George Walker

Personal information
- Full name: George Glossop Walker
- Born: 14 June 1860 Harthill Grange, Yorkshire, England
- Died: 11 January 1908 (aged 47) Whitwell, England
- Batting: Left-handed
- Bowling: Left-arm

Domestic team information
- 1881–1898: Derbyshire
- FC debut: 1 August 1881 Derbyshire v Yorkshire
- Last FC: 25 August 1898 Derbyshire v Lancashire

Career statistics
| Competition | First-class |
| Matches | 75 |
| Runs scored | 1,141 |
| Batting average | 10.97 |
| 100s/50s | 0/1 |
| Top score | 66 |
| Balls bowled | 10,312 |
| Wickets | 202 |
| Bowling average | 25.06 |
| 5 wickets in innings | 10 |
| 10 wickets in match | 3 |
| Best bowling | 9/68 |
| Catches/stumpings | 26/– |
- Source: CricketArchive, 18 July 2010

= George Glossop Walker =

English cricketer

George Glossop Walker (1860–1908) was an English cricketer who played for Derbyshire between 1881 and 1898.

== Early life ==

Walker was born 14 June 1860 at Harthill Grange, Yorkshire, the son of George Walker a farmer. His father maintained a diary, which noted after his fifth birthday, "Mr Hudson sent Georgy a cricket bat and stumps". Walker then went to school, boarding at Whitwell and later was at Broomback House School, Sheffield. He took every opportunity to watch W. G. Grace play against Yorkshire. By 14, he was playing cricket for Whitwell and by 1880 he had a batting average of 27 and a bowling average of just 4. He was also winning prizes as a sprinter.

Walker had a county trial for Derbyshire at Chesterfield when he was 18, but he did not play for the side then. He played for the Gentlemen of Sheffield in 1879, but his first appearance in first-class cricket for Derbyshire was not until 1881. At that time, he was at living with his parents at the Manor House, Whitwell, Derbyshire where his father farmed 415 acre, and he became a farmer himself. He was made a vice-president of Whitwell Cricket Club in 1881. 'G G' Walker with James Stubbings and Samuel Malthouse performed notably for the club in the 1880s and all three also played for Welbeck.

==Derbyshire cricketer==
Walker's debut match for Derbyshire in the 1881 season was against Yorkshire when he never had the chance to bowl and scored 2 runs in each innings. He did not play again in that season nor in the 1882 season, and only played in two games in the 1883 season.
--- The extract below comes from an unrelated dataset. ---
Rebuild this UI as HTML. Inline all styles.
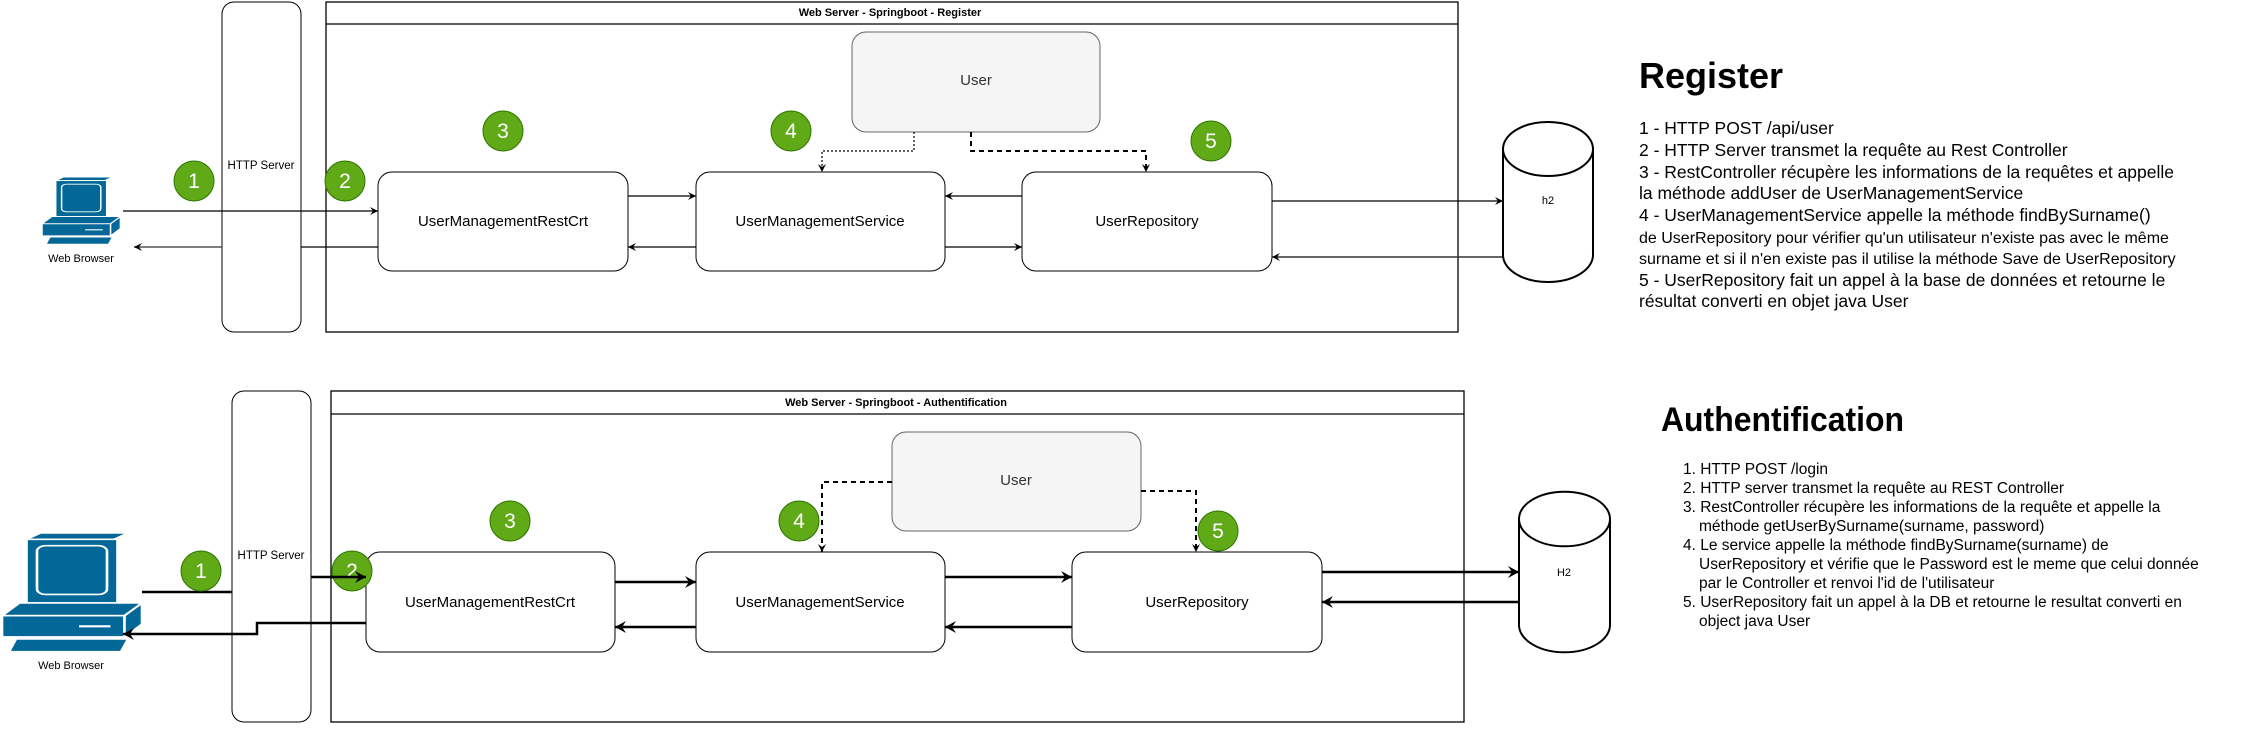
<!DOCTYPE html>
<html><head><meta charset="utf-8"><style>
html,body{margin:0;padding:0;background:#fff;}
svg{display:block;font-family:"Liberation Sans",Arial,sans-serif;}
</style></head><body>
<svg width="2253" height="750" viewBox="0 0 2253 750" xmlns="http://www.w3.org/2000/svg">
<defs>
<marker id="a" markerWidth="10" markerHeight="10" refX="8" refY="5" orient="auto" markerUnits="userSpaceOnUse"><path d="M0,1 L8,5 L0,9 L3,5 Z" fill="#000"/></marker>
<marker id="b" markerWidth="14" markerHeight="14" refX="11" refY="7" orient="auto" markerUnits="userSpaceOnUse"><path d="M0,1 L11,7 L0,13 L4,7 Z" fill="#000"/></marker>
<g id="pc">
<polygon points="14,6 24,0 24,58 14,64" fill="#036897" stroke="#fff" stroke-width="1.5"/>
<polygon points="14,6 64,6 72,0 22,0" fill="#036897" stroke="#fff" stroke-width="1.5"/>
<rect x="14" y="6" width="52" height="60" fill="#036897" stroke="#fff" stroke-width="1.5"/>
<rect x="20" y="12" width="40" height="46" rx="5" fill="#036897" stroke="#fff" stroke-width="1.5"/>
<polygon points="0,78 10,66 80,66 70,78" fill="#036897" stroke="#fff" stroke-width="1.5"/>
<rect x="0" y="78" width="70" height="20" fill="#036897" stroke="#fff" stroke-width="1.5"/>
<polygon points="70,78 80,66 80,86 70,98" fill="#036897" stroke="#fff" stroke-width="1.5"/>
<line x1="44" y1="88" x2="62" y2="88" stroke="#fff" stroke-width="2"/>
<polygon points="4,112 8,100 72,100 68,112" fill="#036897" stroke="#fff" stroke-width="1.5"/>
</g>
</defs>

<!-- ============ REGISTER ============ -->
<rect x="326" y="2" width="1132" height="330" fill="#fff" stroke="#000" stroke-width="1.3"/>
<line x1="326" y1="24" x2="1458" y2="24" stroke="#000" stroke-width="1.3"/>
<text x="890" y="16" font-size="11" font-weight="bold" text-anchor="middle">Web Server - Springboot -  Register</text>

<rect x="222" y="2" width="79" height="330" rx="12" fill="#fff" stroke="#000" stroke-width="1"/>
<line x1="123" y1="211" x2="378" y2="211" stroke="#000" stroke-width="1.2" marker-end="url(#a)"/>
<text x="261" y="169" font-size="11.5" text-anchor="middle">HTTP Server</text>
<line x1="378" y1="247" x2="301" y2="247" stroke="#000" stroke-width="1.2"/>
<line x1="222" y1="247" x2="134" y2="247" stroke="#555" stroke-width="1.5" marker-end="url(#a)"/>

<use href="#pc" transform="translate(42,177) scale(0.98,0.6)"/>
<text x="81" y="262" font-size="11" text-anchor="middle">Web Browser</text>

<rect x="378" y="172" width="250" height="99" rx="14" fill="#fff" stroke="#000" stroke-width="1"/>
<text x="503" y="226" font-size="15" text-anchor="middle">UserManagementRestCrt</text>
<rect x="696" y="172" width="249" height="99" rx="14" fill="#fff" stroke="#000" stroke-width="1"/>
<text x="820" y="226" font-size="15" text-anchor="middle">UserManagementService</text>
<rect x="1022" y="172" width="250" height="99" rx="14" fill="#fff" stroke="#000" stroke-width="1"/>
<text x="1147" y="226" font-size="15" text-anchor="middle">UserRepository</text>

<rect x="852" y="32" width="248" height="100" rx="14" fill="#f5f5f5" stroke="#666" stroke-width="1"/>
<text x="976" y="85" font-size="15" fill="#333" text-anchor="middle">User</text>

<line x1="628" y1="196" x2="696" y2="196" stroke="#000" stroke-width="1.2" marker-end="url(#a)"/>
<line x1="696" y1="247" x2="628" y2="247" stroke="#000" stroke-width="1.2" marker-end="url(#a)"/>
<line x1="1022" y1="196" x2="945" y2="196" stroke="#000" stroke-width="1.2" marker-end="url(#a)"/>
<line x1="945" y1="247" x2="1022" y2="247" stroke="#000" stroke-width="1.2" marker-end="url(#a)"/>
<polyline points="914,132 914,151 822,151 822,172" fill="none" stroke="#000" stroke-width="1.2" stroke-dasharray="2,2" marker-end="url(#a)"/>
<polyline points="971,132 971,151 1146,151 1146,172" fill="none" stroke="#000" stroke-width="2" stroke-dasharray="5,4" marker-end="url(#a)"/>

<line x1="1272" y1="201" x2="1503" y2="201" stroke="#000" stroke-width="1.2" marker-end="url(#a)"/>
<line x1="1503" y1="257" x2="1272" y2="257" stroke="#333" stroke-width="1.5" marker-end="url(#a)"/>

<path d="M1503,149 L1503,255 A45,27 0 0 0 1593,255 L1593,149 A45,27 0 0 0 1503,149 Z" fill="#fff" stroke="#000" stroke-width="2"/>
<path d="M1503,149 A45,27 0 0 0 1593,149" fill="none" stroke="#000" stroke-width="2"/>
<text x="1548" y="204" font-size="11" text-anchor="middle">h2</text>

<g font-size="21" fill="#fff" text-anchor="middle">
<ellipse cx="194" cy="181" rx="20" ry="20" fill="#60a917" stroke="#2d7600"/><text x="194" y="188">1</text>
<ellipse cx="345" cy="181" rx="20" ry="20" fill="#60a917" stroke="#2d7600"/><text x="345" y="188">2</text>
<ellipse cx="503" cy="131" rx="20" ry="20" fill="#60a917" stroke="#2d7600"/><text x="503" y="138">3</text>
<ellipse cx="791" cy="131" rx="20" ry="20" fill="#60a917" stroke="#2d7600"/><text x="791" y="138">4</text>
<ellipse cx="1211" cy="141" rx="20" ry="20" fill="#60a917" stroke="#2d7600"/><text x="1211" y="148">5</text>
</g>

<text x="1639" y="88" font-size="36" font-weight="bold">Register</text>
<g font-size="17.5">
<text x="1639" y="134">1 - HTTP POST /api/user</text>
<text x="1639" y="156">2 - HTTP Server transmet la requête au Rest Controller</text>
<text x="1639" y="178">3 - RestController récupère les informations de la requêtes et appelle</text>
<text x="1639" y="199">la méthode addUser de UserManagementService</text>
<text x="1639" y="221">4 - UserManagementService appelle la méthode findBySurname()</text>
<text x="1639" y="243" font-size="16">de UserRepository pour vérifier qu'un utilisateur n'existe pas avec le même</text>
<text x="1639" y="264" font-size="16">surname et si il n'en existe pas il utilise la méthode Save de UserRepository</text>
<text x="1639" y="286">5 - UserRepository fait un appel à la base de données et retourne le</text>
<text x="1639" y="307">résultat converti en objet java User</text>
</g>

<!-- ============ AUTH ============ -->
<rect x="331" y="391" width="1133" height="331" fill="#fff" stroke="#000" stroke-width="1.3"/>
<line x1="331" y1="414" x2="1464" y2="414" stroke="#000" stroke-width="1.3"/>
<text x="896" y="406" font-size="11" font-weight="bold" text-anchor="middle">Web Server - Springboot - Authentification</text>

<rect x="232" y="391" width="79" height="331" rx="12" fill="#fff" stroke="#000" stroke-width="1"/>
<text x="271" y="559" font-size="11.5" text-anchor="middle">HTTP Server</text>

<use href="#pc" transform="translate(2,533) scale(1.75,1.06)"/>
<text x="71" y="669" font-size="11" text-anchor="middle">Web Browser</text>

<line x1="142" y1="592" x2="232" y2="592" stroke="#000" stroke-width="2.5"/>
<polyline points="366,623 257,623 257,634 123,634" fill="none" stroke="#000" stroke-width="2.5" marker-end="url(#b)"/>

<rect x="366" y="552" width="249" height="100" rx="14" fill="#fff" stroke="#000" stroke-width="1"/>
<text x="490" y="607" font-size="15" text-anchor="middle">UserManagementRestCrt</text>
<rect x="696" y="552" width="249" height="100" rx="14" fill="#fff" stroke="#000" stroke-width="1"/>
<text x="820" y="607" font-size="15" text-anchor="middle">UserManagementService</text>
<rect x="1072" y="552" width="250" height="100" rx="14" fill="#fff" stroke="#000" stroke-width="1"/>
<text x="1197" y="607" font-size="15" text-anchor="middle">UserRepository</text>

<rect x="892" y="432" width="249" height="99" rx="14" fill="#f5f5f5" stroke="#666" stroke-width="1"/>
<text x="1016" y="485" font-size="15" fill="#333" text-anchor="middle">User</text>

<line x1="615" y1="582" x2="696" y2="582" stroke="#000" stroke-width="2.5" marker-end="url(#b)"/>
<line x1="696" y1="627" x2="615" y2="627" stroke="#000" stroke-width="2.5" marker-end="url(#b)"/>
<line x1="945" y1="577" x2="1072" y2="577" stroke="#000" stroke-width="2.5" marker-end="url(#b)"/>
<line x1="1072" y1="627" x2="945" y2="627" stroke="#000" stroke-width="2.5" marker-end="url(#b)"/>
<polyline points="892,482 822,482 822,552" fill="none" stroke="#000" stroke-width="2" stroke-dasharray="5,4" marker-end="url(#a)"/>
<polyline points="1141,491 1196,491 1196,552" fill="none" stroke="#000" stroke-width="2" stroke-dasharray="5,4" marker-end="url(#a)"/>

<line x1="1322" y1="572" x2="1519" y2="572" stroke="#000" stroke-width="2.5" marker-end="url(#b)"/>
<line x1="1519" y1="602" x2="1322" y2="602" stroke="#000" stroke-width="2.5" marker-end="url(#b)"/>

<path d="M1519,519 L1519,625 A45,27 0 0 0 1610,625 L1610,519 A45,27 0 0 0 1519,519 Z" fill="#fff" stroke="#000" stroke-width="2"/>
<path d="M1519,519 A45,27 0 0 0 1610,519" fill="none" stroke="#000" stroke-width="2"/>
<text x="1564" y="576" font-size="11" text-anchor="middle">H2</text>

<line x1="311" y1="577" x2="366" y2="577" stroke="#000" stroke-width="2.5"/>
<g font-size="21" fill="#fff" text-anchor="middle">
<ellipse cx="201" cy="571" rx="20" ry="20" fill="#60a917" stroke="#2d7600"/><text x="201" y="578">1</text>
<ellipse cx="352" cy="571" rx="20" ry="20" fill="#60a917" stroke="#2d7600"/><text x="352" y="578">2</text>
<ellipse cx="510" cy="521" rx="20" ry="20" fill="#60a917" stroke="#2d7600"/><text x="510" y="528">3</text>
<ellipse cx="799" cy="521" rx="20" ry="20" fill="#60a917" stroke="#2d7600"/><text x="799" y="528">4</text>
<ellipse cx="1218" cy="531" rx="20" ry="20" fill="#60a917" stroke="#2d7600"/><text x="1218" y="538">5</text>
</g>
<line x1="330" y1="577" x2="366" y2="577" stroke="#000" stroke-width="2.5" marker-end="url(#b)"/>

<text x="1661" y="431" font-size="34" font-weight="bold" textLength="243" lengthAdjust="spacingAndGlyphs">Authentification</text>
<g font-size="15.5">
<text x="1683" y="474">1. HTTP POST /login</text>
<text x="1683" y="493">2. HTTP server transmet la  requête au REST Controller</text>
<text x="1683" y="512">3. RestController récupère les informations de la requête et appelle la</text>
<text x="1699" y="531">méthode getUserBySurname(surname, password)</text>
<text x="1683" y="550">4. Le service appelle la méthode findBySurname(surname) de</text>
<text x="1699" y="569">UserRepository et vérifie que le Password est le meme que celui donnée</text>
<text x="1699" y="588">par le Controller et renvoi l'id de l'utilisateur</text>
<text x="1683" y="607">5. UserRepository fait un appel à la DB et retourne le resultat converti en</text>
<text x="1699" y="626">object java User</text>
</g>
</svg>
</body></html>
In the 1884 and 1885 season, when William Cropper lead the bowling, he played more frequently and in 1885 took 7–105 against Nottinghamshire in one match and 5–87 in the other. In 1886 Walker was selected for two Gentlemen of England teams, in one of which against Australia he was in the team with his hero W.G. Grace. For the county he took 6–26 against Marylebone Cricket Club (MCC), and 7–38 and 5–75 in the same match against Surrey. In the 1887 season Walker took 5–54 for Derbyshire against Lancashire and 5–49 against Surrey. He continued playing regularly for the Derbyshire club between 1888 and 1893 when it was without first-class status. In 1894 took 7–108 for Gentlemen against Players with W. G. Grace in the side again although he never had the opportunity to bowl against him in any of his first-class games. He also took 5–24 for Derbyshire against Lancashire. In the 1896 season he took 9–85 against Leicestershire although his average was deteriorating. He played four games in the 1897 season and six in the 1898 season by which time his bowling made little impression, while Billy Bestwick was beginning to star.

Walker was a left-arm bowler and took 202 first-class wickets at an average of 25.06 and a best performance of 9–68. He was a left-hand batsman and played 128 innings in 75 first-class matches with a top score of 66 and an average of 10.97.

==Later life==
Walker was a leading member of the Whitwell community and his home and fields were used for local flower shows and other celebrations. He was an Overseer and a Guardian of the Poor. He died 11 January 1908 in Whitwell at the age of 48.